> _Information provided_:
^^^^
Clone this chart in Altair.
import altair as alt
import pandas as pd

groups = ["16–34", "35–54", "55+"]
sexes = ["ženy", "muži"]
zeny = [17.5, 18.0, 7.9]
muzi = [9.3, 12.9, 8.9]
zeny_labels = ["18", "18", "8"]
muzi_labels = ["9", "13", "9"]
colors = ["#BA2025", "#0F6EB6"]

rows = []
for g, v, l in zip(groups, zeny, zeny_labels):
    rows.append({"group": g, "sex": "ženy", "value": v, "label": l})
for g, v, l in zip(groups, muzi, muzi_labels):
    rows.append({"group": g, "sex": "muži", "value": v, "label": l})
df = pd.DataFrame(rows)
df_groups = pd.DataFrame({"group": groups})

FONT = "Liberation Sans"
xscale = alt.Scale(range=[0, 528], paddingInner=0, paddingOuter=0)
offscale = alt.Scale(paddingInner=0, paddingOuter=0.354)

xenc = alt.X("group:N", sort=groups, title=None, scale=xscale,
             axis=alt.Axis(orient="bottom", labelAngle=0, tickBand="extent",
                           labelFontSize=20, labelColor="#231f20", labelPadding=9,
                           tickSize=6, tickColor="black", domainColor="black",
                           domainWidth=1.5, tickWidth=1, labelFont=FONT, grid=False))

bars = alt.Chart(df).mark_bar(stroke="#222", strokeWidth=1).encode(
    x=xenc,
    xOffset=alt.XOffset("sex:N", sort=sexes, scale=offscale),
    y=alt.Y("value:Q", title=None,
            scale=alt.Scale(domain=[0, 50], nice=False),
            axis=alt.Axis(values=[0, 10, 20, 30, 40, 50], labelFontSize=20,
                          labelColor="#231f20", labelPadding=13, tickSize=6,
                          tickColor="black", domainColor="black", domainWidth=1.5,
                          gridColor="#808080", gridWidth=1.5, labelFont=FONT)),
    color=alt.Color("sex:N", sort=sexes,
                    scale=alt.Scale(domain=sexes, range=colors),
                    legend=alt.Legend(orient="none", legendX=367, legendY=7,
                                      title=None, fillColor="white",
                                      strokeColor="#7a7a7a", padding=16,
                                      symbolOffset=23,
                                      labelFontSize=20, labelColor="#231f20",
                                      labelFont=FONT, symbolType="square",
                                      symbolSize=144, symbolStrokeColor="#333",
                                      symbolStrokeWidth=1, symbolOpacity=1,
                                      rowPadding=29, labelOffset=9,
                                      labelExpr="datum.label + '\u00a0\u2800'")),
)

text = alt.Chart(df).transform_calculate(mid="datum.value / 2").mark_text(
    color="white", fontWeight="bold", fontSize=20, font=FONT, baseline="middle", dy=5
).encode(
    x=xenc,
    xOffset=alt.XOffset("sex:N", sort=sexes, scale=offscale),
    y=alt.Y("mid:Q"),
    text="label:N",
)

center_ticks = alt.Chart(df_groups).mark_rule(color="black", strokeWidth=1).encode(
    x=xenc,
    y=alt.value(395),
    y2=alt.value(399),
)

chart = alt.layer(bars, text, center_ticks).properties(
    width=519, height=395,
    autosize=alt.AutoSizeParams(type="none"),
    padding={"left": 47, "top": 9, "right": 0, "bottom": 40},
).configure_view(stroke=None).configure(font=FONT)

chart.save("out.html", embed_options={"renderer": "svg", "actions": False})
^^^^
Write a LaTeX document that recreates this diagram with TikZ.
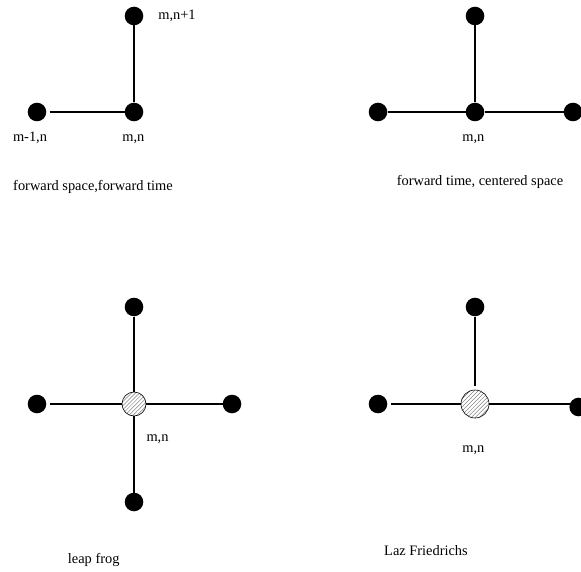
^^^^
> _Job_:
Lines that include the word "this" are to be extracted from the data above.

> _Expected answer_:
Clone this chart in Altair.
Write a LaTeX document that recreates this diagram with TikZ.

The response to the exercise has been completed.